Research group criticizes taxpayer subsidy of restaurant industry
U.S. taxpayers are subsidizing pay for restaurant company executives at they same time they’re subsidizing public assistance for low-paid restaurant workers, according to a report released today by the Institute for Policy Studies.
The research group, which advocates for workers’ interests and a smaller pay gap, targeted some of the nation’s largest restaurant companies that oppose raising the federal minimum wage for workers.
Institute researchers looked at executives’ performance-based pay in the 20 largest corporate members of the National Restaurant Association. The association was targeted for research because it is a principal lobbyist against raising minimum wages for workers.
The federal minimum wage for tipped workers has been $2.13 an hour for 22 years. The federal minimum for wage earners who don’t earn a substantial part of their income in tips is $7.25 an hour, where it’s been since mid-2009.
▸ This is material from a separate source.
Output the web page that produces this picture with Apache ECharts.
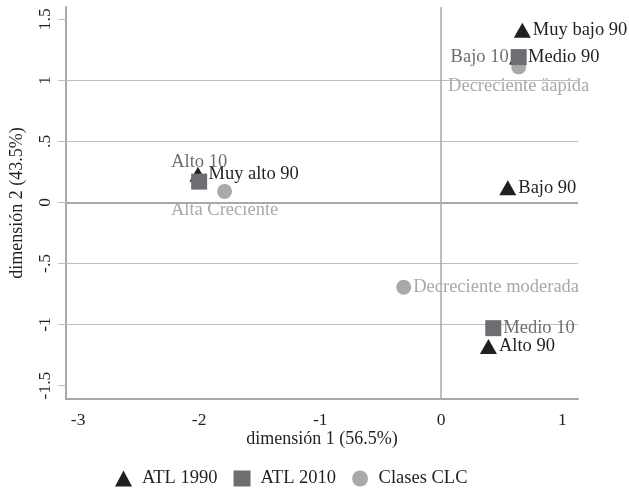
<!DOCTYPE html>
<html>
<head>
<meta charset="utf-8">
<script src="https://cdn.jsdelivr.net/npm/echarts@6/dist/echarts.min.js"></script>
<style>
html,body{margin:0;padding:0;background:#fff;}
#chart{width:629px;height:491px;}
</style>
</head>
<body>
<div id="chart"></div>
<script>
// ---- data ----
const atl1990Names = ['Muy bajo 90', 'Medio 90', 'Bajo 90', 'Muy alto 90', 'Alto 90'];
const atl1990X = [0.67, 0.63, 0.55, -2.01, 0.39];
const atl1990Y = [1.41, 1.19, 0.12, 0.23, -1.18];

const atl2010Names = ['Bajo 10', 'Alto 10', 'Medio 10'];
const atl2010X = [0.64, -2.00, 0.43];
const atl2010Y = [1.19, 0.17, -1.03];

const clcNames = ['Decreciente äapida', 'Alta Creciente', 'Decreciente moderada'];
const clcX = [0.64, -1.79, -0.31];
const clcY = [1.11, 0.09, -0.695];

const xTicks = [-3, -2, -1, 0, 1];
const yTicks = [-1.5, -1, -0.5, 0, 0.5, 1, 1.5];

const seriesNames = ['ATL 1990', 'ATL 2010', 'Clases CLC'];
const xTitle = 'dimensión 1 (56.5%)';
const yTitle = 'dimensión 2 (43.5%)';

// ---- style ----
const FONT = 'Liberation Serif';
const C1 = '#231f20', C2 = '#6d6e71', C3 = '#a7a9ac';
const AXIS = '#a7a9ac', GRID = '#bcbec0';

const pos1990 = ['right', 'right', 'right', 'right', 'right'];
const pos2010 = ['left', 'top', 'right'];
const posClc = ['bottom', 'bottom', 'right'];

function build(names, xs, ys, pos) {
  return names.map((n, i) => ({
    name: n,
    value: [xs[i], ys[i]],
    label: { position: pos[i] }
  }));
}

function fmtY(v) {
  let s = String(v);
  s = s.replace(/^0\./, '.').replace(/^-0\./, '-.');
  return s;
}

const chart = echarts.init(document.getElementById('chart'), null, { renderer: 'canvas' });

const labelBase = (color) => ({
  show: true,
  formatter: p => p.name,
  color: color,
  fontFamily: FONT,
  fontSize: 18.5,
  distance: 2
});

chart.setOption({
  animation: false,
  backgroundColor: '#fff',
  textStyle: { fontFamily: FONT },
  grid: { left: 66, right: 51, top: 7, bottom: 92, containLabel: false },
  xAxis: {
    type: 'value',
    min: -3.10,
    max: 1.13,
    name: xTitle,
    nameLocation: 'middle',
    nameGap: 31,
    nameMoveOverlap: false,
    nameTextStyle: { fontFamily: FONT, fontSize: 18, color: C1 },
    axisLine: { show: true, onZero: false, lineStyle: { color: AXIS, width: 2 } },
    axisTick: { show: false },
    splitLine: { show: false },
    axisLabel: {
      customValues: xTicks,
      fontFamily: FONT, fontSize: 17.5, color: C1, margin: 12
    }
  },
  yAxis: {
    type: 'value',
    min: -1.61,
    max: 1.60,
    name: yTitle,
    nameLocation: 'middle',
    nameGap: 40,
    nameRotate: 90,
    nameMoveOverlap: false,
    nameTextStyle: { fontFamily: FONT, fontSize: 18, color: C1 },
    axisLine: { show: true, onZero: false, lineStyle: { color: AXIS, width: 2 } },
    axisTick: { show: true, customValues: yTicks, length: 8, lineStyle: { color: GRID, width: 1 } },
    splitLine: { show: true, showMinLine: false, showMaxLine: false, lineStyle: { color: GRID, width: 1 } },
    axisLabel: {
      customValues: yTicks,
      rotate: 90,
      formatter: fmtY,
      fontFamily: FONT, fontSize: 17.5, color: C1, margin: 12
    }
  },
  legend: {
    top: 469,
    left: 115,
    padding: 0,
    itemGap: 16,
    itemWidth: 17,
    itemHeight: 16,
    textStyle: { fontFamily: FONT, fontSize: 18.5, color: C1, padding: [0, 0, 0, 5] },
    data: [
      { name: seriesNames[0], icon: 'triangle', itemStyle: { color: C1 } },
      { name: seriesNames[1], icon: 'rect', itemStyle: { color: C2 } },
      { name: seriesNames[2], icon: 'circle', itemStyle: { color: C3 } }
    ]
  },
  series: [
    {
      name: seriesNames[2],
      type: 'scatter',
      symbol: 'circle',
      symbolSize: 15,
      itemStyle: { color: C3, opacity: 1 },
      label: labelBase(C3),
      data: build(clcNames, clcX, clcY, posClc),
      z: 2,
      markLine: {
        silent: true,
        symbol: 'none',
        label: { show: false },
        animation: false,
        data: [
          { xAxis: 0, lineStyle: { color: AXIS, width: 1.5, type: 'solid' } },
          { yAxis: 0, lineStyle: { color: AXIS, width: 2.2, type: 'solid' } }
        ]
      }
    },
    {
      name: seriesNames[0],
      type: 'scatter',
      symbol: 'triangle',
      symbolSize: [17, 15],
      itemStyle: { color: C1, opacity: 1 },
      label: labelBase(C1),
      data: build(atl1990Names, atl1990X, atl1990Y, pos1990),
      z: 3
    },
    {
      name: seriesNames[1],
      type: 'scatter',
      symbol: 'rect',
      symbolSize: 16,
      itemStyle: { color: C2, opacity: 1 },
      label: labelBase(C2),
      data: build(atl2010Names, atl2010X, atl2010Y, pos2010),
      z: 4
    }
  ]
});
</script>
</body>
</html>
The institute’s report looked at restaurant industry profits, which reached $660 billion in 2013. Authors said that boosted chief executives’ performance-based pay but left about 60 percent of restaurant workers at low wage, causing more than half of the nation’s fast-food workers to use at least one form of taxpayer-subsidized assistance such as food stamps, Medicaid or other programs.
The report said the 20 companies saw their combined federal tax bills lowered by $232 million over the past two years because of tax-code loopholes regarding pay-for-performance executive pay granted in stock and option awards instead of salary.
Also, the report said, the CEOs of those companies “pocketed more than $662 million in fully deductible performance pay.” The Starbucks CEO alone had $236 million in exercised stock options and other performance pay in 2012-2013, the report said.
“That translates into an $82 million taxpayer subsidy for Starbucks — enough to raise the pay for 30,507 baristas to $10.10 per hour for a year of full-time work,” wrote authors Sarah Anderson and Betsy Wood.
The report said other restaurant companies that are big beneficiaries of the CEO “pay subsidy” were: Chipotle; Yum Brands (owner of Taco Bell, KFC, and Pizza Hut); McDonald’s; Dunkin’ Brands; and Darden (owner of Olive Garden, Red Lobster, LongHorn Steakhouse and Capital Grille).